I don't know about the hairs your wife thinks she might be seeing, but it looks very similar to what happened, only to 2 of my fish, after I started feeding food with spirulina... which happened to be NLS. I just live with it as opposed to changing food. My lighter colored Dragonblood was most affected.


----------



## somebody (May 13, 2014)

When I get home in a week I'll be making my own food (blanched green veggies, garlic [to cut down on parisites, as a preventative], and spirullina) does that sound like a good daily diet for my stocking (5x labs, 3x bumble bees, 2x albino peacock, 1x maingano)? Could I make a batch with the garlic for a daily food and one with garlic for a weekly food?


----------



## hisplaceresort1 (Mar 10, 2014)

...sounds great for them... but again, the spirulina will cause weird pigmentation blotches in some fish... others chime in here, I'm certain I'm not the only one that has had spirulina do this...


----------



## Kanorin (Apr 8, 2008)

It doesn't look quite the same as the "spirulina splotches" that I've seen a handful of times.
From the pictures, it looks like it is almost exclusively on the underbellies and under the mouth.

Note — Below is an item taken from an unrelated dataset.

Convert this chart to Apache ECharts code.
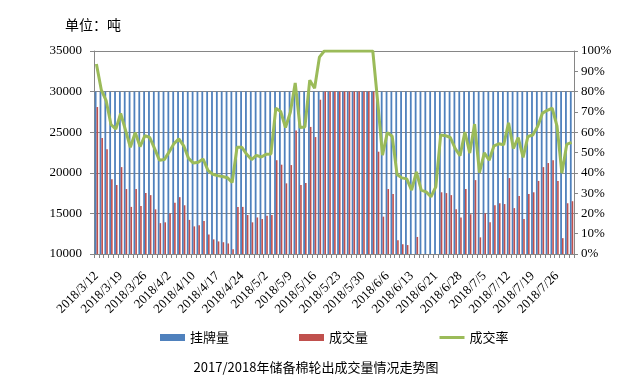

Is this true, or is it found elsewhere?


----------



## somebody (May 13, 2014)

Kanorin said:


> It doesn't look quite the same as the "spirulina splotches" that I've seen a handful of times.
> From the pictures, it looks like it is almost exclusively on the underbellies and under the mouth. Is this true, or is it found elsewhere?


Yes you are correct


----------